Still, as we get bummed about the end of Metta's time in Southern California, let's celebrate the degree to which he made the most out of being in Los Angeles. He parlayed his eccentricity and increased public profile into roles as a detective in a Lifetime movie and an "overtly sexual vampire elder" in a TV pilot. He landed what we're sure was a lucrative endorsement deal for cell phone watches. He snagged guest spots on "Yo Gabba Gabba!" and multiple local newscasts, and hosted his own stand-up comedy tour. He went into the stands and kissed ladies' hands. He had a lot of fun.

He also became a really staunch mental health advocate, auctioning off his 2010 championship ring to benefit mental health charities and raising even more money for organizations in need, and making public service announcements aimed at raising mental health awareness, especially for kids. His efforts earned him the NBA's 2011 J. Walter Kennedy Citizenship Award, the kind of honor that was unthinkable years earlier, when he was still fighting to rehabilitate his image after the "Malice at the Palace," his subsequent season-long suspension and the ugly end to his time in Indiana.

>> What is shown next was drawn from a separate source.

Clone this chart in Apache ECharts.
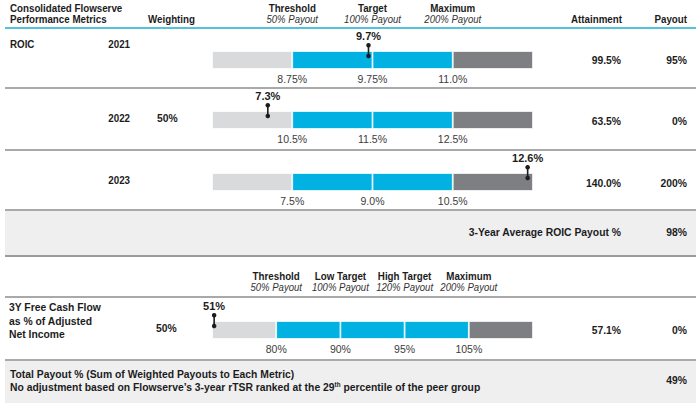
<!DOCTYPE html>
<html><head><meta charset="utf-8">
<script src="https://cdn.jsdelivr.net/npm/echarts@6/dist/echarts.min.js"></script>
<style>html,body{margin:0;padding:0;background:#fff}#c{width:700px;height:408px}</style>
</head><body><div id="c"></div>
<script>
// ---- data ----
const roicYears = ['2021', '2022', '2023'];
const roicThreshold = [8.75, 10.5, 7.5];
const roicTarget = [9.75, 11.5, 9.0];
const roicMaximum = [11.0, 12.5, 10.5];
const roicScaleMin = [7.75, 0, 6.0];
const roicScaleMax = [12.25, 13.5, 12.75];
const roicActual = [9.7, 7.3, 12.6];
const roicActualLabels = ['9.7%', '7.3%', '12.6%'];
const roicTickLabels = [['8.75%', '9.75%', '11.0%'], ['10.5%', '11.5%', '12.5%'], ['7.5%', '9.0%', '10.5%']];
const roicAttainment = ['99.5%', '63.5%', '140.0%'];
const roicPayout = ['95%', '0%', '200%'];
const roicWeighting = '50%';
const roicAvgPayout = '98%';

const fcfBreaks = [80, 90, 95, 105];
const fcfScaleMin = 50;
const fcfScaleMax = 115;
const fcfActual = 51;
const fcfActualLabel = '51%';
const fcfTickLabels = ['80%', '90%', '95%', '105%'];
const fcfAttainment = '57.1%';
const fcfPayout = '0%';
const fcfWeighting = '50%';
const totalPayout = '49%';

const roicHeaders = [['Threshold', '50% Payout'], ['Target', '100% Payout'], ['Maximum', '200% Payout']];
const fcfHeaders = [['Threshold', '50% Payout'], ['Low Target', '100% Payout'], ['High Target', '120% Payout'], ['Maximum', '200% Payout']];

// ---- layout ----
const FONT = '"Liberation Sans",Arial,Helvetica,sans-serif';
const BAR_L = 212, BAR_W = 321, BAR_H = 18;
const C_LIGHT = '#d9dadc', C_BLUE = '#00b1e2', C_DARK = '#7e7f83';
const DARK = '#1c1c1c';

function toSeg(v, bounds) {
  if (v <= bounds[0]) return 0;
  for (let i = 1; i < bounds.length; i++) {
    if (v <= bounds[i]) return (i - 1) + (v - bounds[i - 1]) / (bounds[i] - bounds[i - 1]);
  }
  return bounds.length - 1;
}

const rows = [];
const barTops = [51, 111, 173];
roicYears.forEach((y, i) => {
  rows.push({
    top: barTops[i],
    bounds: [roicScaleMin[i], roicThreshold[i], roicTarget[i], roicMaximum[i], roicScaleMax[i]],
    ticks: roicTickLabels[i],
    actual: roicActual[i], actualLabel: roicActualLabels[i]
  });
});
rows.push({
  top: 321,
  bounds: [fcfScaleMin].concat(fcfBreaks, [fcfScaleMax]),
  ticks: fcfTickLabels,
  actual: fcfActual, actualLabel: fcfActualLabel
});

const grid = [], xAxis = [], yAxis = [], series = [];
rows.forEach((r, g) => {
  const nSeg = r.bounds.length - 1;
  grid.push({ left: BAR_L, width: BAR_W, top: r.top, height: BAR_H, containLabel: false });
  xAxis.push({
    type: 'value', gridIndex: g, min: 0, max: nSeg, interval: 1,
    axisLine: { show: false }, axisTick: { show: false }, splitLine: { show: false },
    axisLabel: {
      margin: 4, fontSize: 10.5, color: '#3c3c3c', fontFamily: FONT,
      formatter: v => (v >= 1 && v <= r.ticks.length) ? r.ticks[v - 1] : ''
    }
  });
  yAxis.push({ type: 'category', gridIndex: g, data: ['bar'], show: false });
  yAxis.push({ type: 'value', gridIndex: g, min: 0, max: 1, show: false });
  for (let k = 0; k < nSeg; k++) {
    const col = k === 0 ? C_LIGHT : (k === nSeg - 1 ? C_DARK : C_BLUE);
    series.push({
      type: 'bar', xAxisIndex: g, yAxisIndex: 2 * g, stack: 's' + g,
      data: [1], barWidth: '100%', silent: true,
      itemStyle: { color: col, borderColor: '#ffffff', borderWidth: 0.8 }
    });
  }
  const p = toSeg(r.actual, r.bounds);
  series.push({
    type: 'line', xAxisIndex: g, yAxisIndex: 2 * g + 1, clip: false, z: 10,
    data: [[p, 0.72], [p, 1.32]], symbol: 'circle', symbolSize: 4.5,
    lineStyle: { color: DARK, width: 1.6 }, itemStyle: { color: DARK },
    label: {
      show: true, position: 'top', distance: 1, fontSize: 11, fontWeight: 'bold',
      fontFamily: FONT, color: DARK,
      formatter: (d) => d.dataIndex === 1 ? r.actualLabel : ''
    },
    animation: false
  });
});

// ---- table graphics ----
const gr = [];
function txt(x, y, text, o) {
  o = o || {};
  gr.push({
    type: 'text', x: x, y: y, z: 20, silent: true, scaleX: o.sx || 0.9,
    style: {
      text: text, fill: o.fill || DARK, fontSize: o.size || 11.5,
      fontWeight: o.bold ? 'bold' : 'normal', fontStyle: o.italic ? 'italic' : 'normal',
      fontFamily: FONT, align: o.align || 'left', verticalAlign: 'middle', rich: o.rich
    }
  });
}
function hline(y, color, w) {
  gr.push({ type: 'line', z: 5, silent: true, shape: { x1: 5, y1: y, x2: 696, y2: y }, style: { stroke: color, lineWidth: w } });
}
function box(y, h) {
  gr.push({ type: 'rect', z: 1, silent: true, shape: { x: 5, y: y, width: 691, height: h }, style: { fill: '#efeff0' } });
}
const H = { bold: true, sx: 0.85 };
const P = { italic: true, align: 'center', fill: '#333', size: 11, sx: 0.87 };

// header
txt(10, 8, 'Consolidated Flowserve', H);
txt(10, 19, 'Performance Metrics', H);
txt(148, 19, 'Weighting', H);
roicHeaders.forEach((h, i) => {
  const x = BAR_L + (i + 1) * BAR_W / 4;
  txt(x, 8, h[0], Object.assign({ align: 'center' }, H));
  txt(x, 19, h[1], P);
});
txt(622, 19, 'Attainment', Object.assign({ align: 'right' }, H));
txt(687, 19, 'Payout', Object.assign({ align: 'right' }, H));
hline(28, '#56c1da', 2);

// ROIC rows
const yearY = [44, 118, 180];
const valY = [60, 121, 183];
txt(10, 44, 'ROIC', H);
roicYears.forEach((y, i) => {
  txt(130, yearY[i], y, Object.assign({ align: 'right' }, H));
  txt(621, valY[i], roicAttainment[i], { bold: true, align: 'right' });
  txt(687, valY[i], roicPayout[i], { bold: true, align: 'right' });
});
txt(157, 118, roicWeighting, { bold: true });
hline(88, '#8c8c8c', 1.3);
hline(150, '#8c8c8c', 1.3);
hline(210, '#8c8c8c', 1.3);
box(211, 44);
txt(621, 232, '3-Year Average ROIC Payout %', { bold: true, align: 'right' });
txt(687, 232, roicAvgPayout, { bold: true, align: 'right' });
hline(256, '#7a7a7a', 1.5);

// FCF header
fcfHeaders.forEach((h, i) => {
  const x = BAR_L + (i + 1) * BAR_W / 5;
  txt(x, 276, h[0], Object.assign({ align: 'center' }, H));
  txt(x, 287, h[1], P);
});
hline(297, '#8c8c8c', 1.3);

// FCF row
txt(9, 307, '3Y Free Cash Flow', { bold: true });
txt(9, 321, 'as % of Adjusted', { bold: true });
txt(9, 334, 'Net Income', { bold: true });
txt(156, 328, fcfWeighting, { bold: true });
txt(621, 330, fcfAttainment, { bold: true, align: 'right' });
txt(687, 330, fcfPayout, { bold: true, align: 'right' });
hline(360, '#8c8c8c', 1.3);
box(361, 42);
txt(10, 374, 'Total Payout % (Sum of Weighted Payouts to Each Metric)', { bold: true });
txt(10, 387, '{a|No adjustment based on Flowserve\u2019s 3-year rTSR ranked at the 29}{s|th}{a| percentile of the peer group}', {
  bold: true,
  rich: {
    a: { fontSize: 11.5, fontWeight: 'bold', fontFamily: FONT, fill: DARK },
    s: { fontSize: 7, fontWeight: 'bold', fontFamily: FONT, fill: DARK, padding: [0, 0, 6, 0] }
  }
});
txt(687, 380, totalPayout, { bold: true, align: 'right' });

const chart = echarts.init(document.getElementById('c'), null, { renderer: 'svg' });
chart.setOption({
  animation: false,
  backgroundColor: '#ffffff',
  grid: grid, xAxis: xAxis, yAxis: yAxis, series: series,
  graphic: gr
});
</script></body></html>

Did it all go perfectly? No — sometimes someone got elbowed in the head, or punched in the head, and when those things happened, Metta got suspended. But by and large, it went well.

He always tried, he always cared and he always gave Lakers fans the common courtesy of doing whatever he could to try to live up to his contract, even going so far as to rush back into the lineup 12 days after knee surgery this spring because L.A. was a M.A.S.H. unit that desperately needed all hands on deck in its playoff push. His numbers won't rank up there with the greats in Laker history — 298 appearances, including 270 starts; averages of 9.9 points, four rebounds, 2.2 assists and 1.4 blocks in 31.1 minutes per game; marks of 40.3 percent from the floor, 34.1 percent from the 3-point arc and 68.5 percent from the foul line — but he'll be remembered as a warrior by these fans, and that ain't nothing.